LOS ANGELES (CBS) ― Former Charles Manson disciple Leslie Van Houten was denied parole for the 18th time for the 1969 murders of a Los Feliz couple.

A parole board panel meeting at the California Institute for Women in Frontera gave Van Houten a two-year denial and set her next hearing for 2009.

Van Houten was most recently denied parole in September 2006.

Van Houten was convicted of murder and conspiracy for participating with fellow Mason family members Charles "Tex" Watson and Patricia Krenwinkel in the Aug. 9, 1969, slayings of grocers Leno and Rosemary La Bianca at their Los Feliz home.

Van Houten was sentenced to death, but resentenced to life in prison with the possibility of parole after the U.S. Supreme Cnurt ruled in 1972 that the death penalty was unconstitutional.

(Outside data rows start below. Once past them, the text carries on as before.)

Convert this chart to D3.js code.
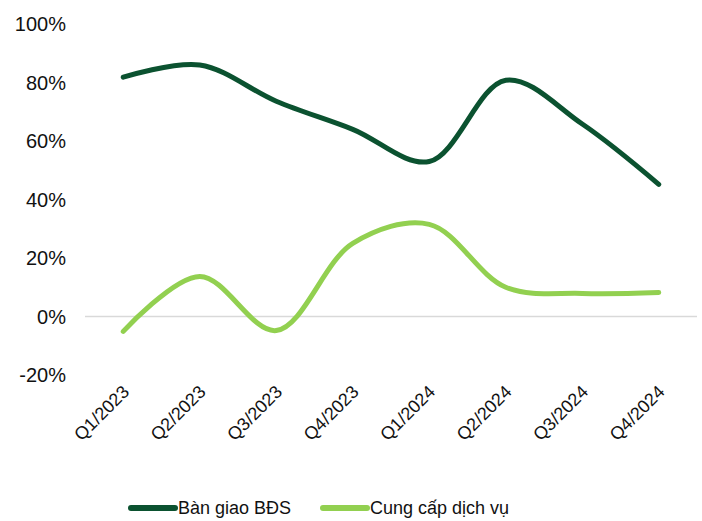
<!DOCTYPE html>
<html>
<head>
<meta charset="utf-8">
<script src="https://d3js.org/d3.v7.min.js"></script>
<style>
  body { margin: 0; background: #fff; }
  text { font-family: "Liberation Sans", Arial, sans-serif; fill: #111; }
</style>
</head>
<body>
<div id="chart"></div>
<script>
// Data
const quarters = ["Q1/2023", "Q2/2023", "Q3/2023", "Q4/2023", "Q1/2024", "Q2/2024", "Q3/2024", "Q4/2024"];
const banGiao = [81.8, 86, 73.6, 64, 53, 80.8, 65.8, 45.2];
const cungCap = [-5.1, 13.7, -4.8, 25, 31.5, 10, 7.9, 8.2];
const yTicks = [-20, 0, 20, 40, 60, 80, 100];

const width = 702, height = 521;
const plotLeft = 85, plotRight = 697, plotTop = 24, plotBottom = 375;

const svg = d3.select("#chart").append("svg")
    .attr("width", width)
    .attr("height", height);

const x = d3.scaleBand().domain(quarters).range([plotLeft, plotRight]);
const y = d3.scaleLinear().domain([-20, 100]).range([plotBottom, plotTop]);

// y labels
svg.append("g").selectAll("text")
    .data(yTicks)
    .join("text")
    .attr("x", 66)
    .attr("y", d => y(d))
    .attr("dy", "0.35em")
    .attr("text-anchor", "end")
    .style("font-size", "20px")
    .text(d => d + "%");

// zero line
svg.append("line")
    .attr("x1", plotLeft).attr("x2", plotRight)
    .attr("y1", y(0)).attr("y2", y(0))
    .attr("stroke", "#d9d9d9")
    .attr("stroke-width", 1.5);

// x labels
svg.append("g").selectAll("text")
    .data(quarters)
    .join("text")
    .attr("transform", d => `translate(${x(d) + x.bandwidth() / 2 + 7},${plotBottom + 18}) rotate(-45)`)
    .attr("text-anchor", "end")
    .style("font-size", "18px")
    .text(d => d);

const line = d3.line()
    .x((d, i) => x(quarters[i]) + x.bandwidth() / 2)
    .y(d => y(d))
    .curve(d3.curveCatmullRom.alpha(0.5));

const series = [
    { name: "Bàn giao BĐS", values: banGiao, color: "#0b5230" },
    { name: "Cung cấp dịch vụ", values: cungCap, color: "#92d050" }
];

svg.append("g").selectAll("path")
    .data(series)
    .join("path")
    .attr("d", d => line(d.values))
    .attr("fill", "none")
    .attr("stroke", d => d.color)
    .attr("stroke-width", 5)
    .attr("stroke-linecap", "round");

// legend
const legendX = [131, 323];
const legend = svg.append("g").selectAll("g")
    .data(series)
    .join("g")
    .attr("transform", (d, i) => `translate(${legendX[i]},508)`);

legend.append("line")
    .attr("x1", 0).attr("x2", 44)
    .attr("stroke", d => d.color)
    .attr("stroke-width", 6)
    .attr("stroke-linecap", "round");

legend.append("text")
    .attr("x", 47)
    .attr("dy", "0.35em")
    .style("font-size", "18px")
    .text(d => d.name);
</script>
</body>
</html>
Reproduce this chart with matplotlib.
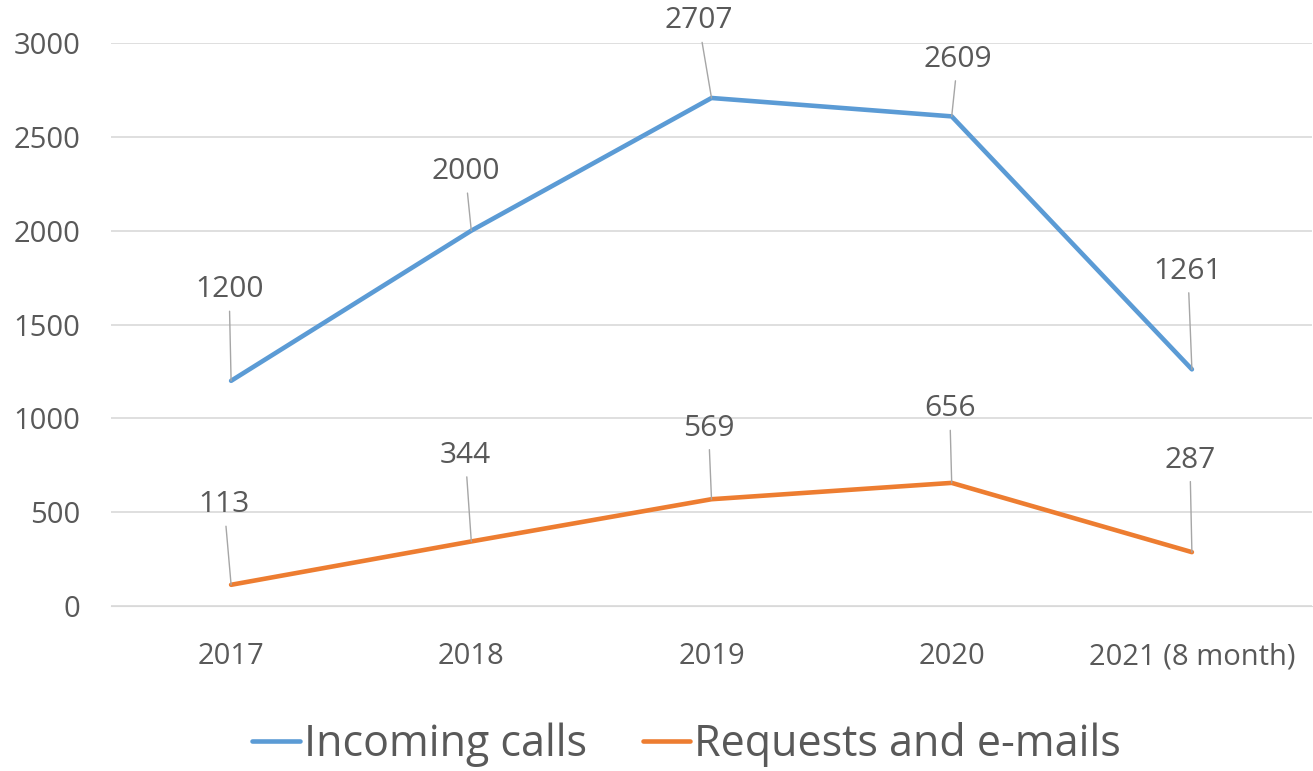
import matplotlib.pyplot as plt
import numpy as np

plt.rcParams['font.family'] = ['Open Sans', 'DejaVu Sans']

years = ['2017', '2018', '2019', '2020', '2021 (8 month)']
calls = [1200, 2000, 2707, 2609, 1261]
emails = [113, 344, 569, 656, 287]

# label offsets in pixels (dx, dy) for the leader-line labels
calls_off = [(-2, 91), (-6, 59), (-13, 77), (6, 57), (-4, 98)]
emails_off = [(-7, 80), (-6, 86), (-3, 71), (-2, 74), (-2, 92)]

blue, orange, grey = '#5B9BD5', '#ED7D31', '#595959'

fig = plt.figure(figsize=(13.13, 7.71), dpi=100)
ax = fig.add_axes([111/1313, 165/771, 1201/1313, 563/771])
x = np.arange(len(years))

ax.plot(x, calls, color=blue, lw=3.3, solid_capstyle='round', label='Incoming calls', zorder=3)
ax.plot(x, emails, color=orange, lw=3.3, solid_capstyle='round', label='Requests and e-mails', zorder=3)

for vals, offs in ((calls, calls_off), (emails, emails_off)):
    for xi, v, (dx, dy) in zip(x, vals, offs):
        ax.annotate(str(v), (xi, v), xytext=(dx, dy), textcoords='offset pixels',
                    ha='center', va='center', fontsize=21.5, color=grey,
                    arrowprops=dict(arrowstyle='-', color='#A6A6A6', lw=1, shrinkA=3, shrinkB=0),
                    annotation_clip=False)

ax.set_xlim(-0.5, 4.5)
ax.set_ylim(0, 3000)
ax.set_yticks(range(0, 3001, 500))
ax.set_xticks(x)
ax.set_xticklabels(years)
ax.grid(axis='y', color='#D9D9D9', lw=1.2)
ax.set_axisbelow(True)
for s in ax.spines.values():
    s.set_visible(False)
ax.spines['bottom'].set_visible(True)
ax.spines['bottom'].set_color('#D9D9D9')
ax.tick_params(length=0, labelsize=21, labelcolor=grey)
ax.tick_params(axis='y', pad=22)
ax.tick_params(axis='x', pad=26)

fig.legend(loc='center', bbox_to_anchor=(0.523, 0.034), ncol=2, frameon=False,
           fontsize=31, labelcolor=grey, handlelength=1.1, handletextpad=0.1, columnspacing=1.3)

fig.savefig('out.png', dpi=100)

Van Houten has acknowledged her role in the La Bianca murders, acknowledging at an August 2004 parole hearing that she stabbed Rosemary La Bianca 14 to 16 times after the woman had already been stabbed by Watson and Krenwinkel.

At earlier hearings, Van Houten said she believed La Bianca was already dead at the time, and said it was "very hard" for a woman now in her 50s to "look back on the behavior of who I was at 19."

The former Monrovia High School cheerleader and homecoming princess did not participate in the Manson family's slayings of pregnant actress Sharon Tate and four others in a Benedict Canyon mansion the night before.

Manson and many of his other former followers, who have repeatedly been denied parole, remain behind bars.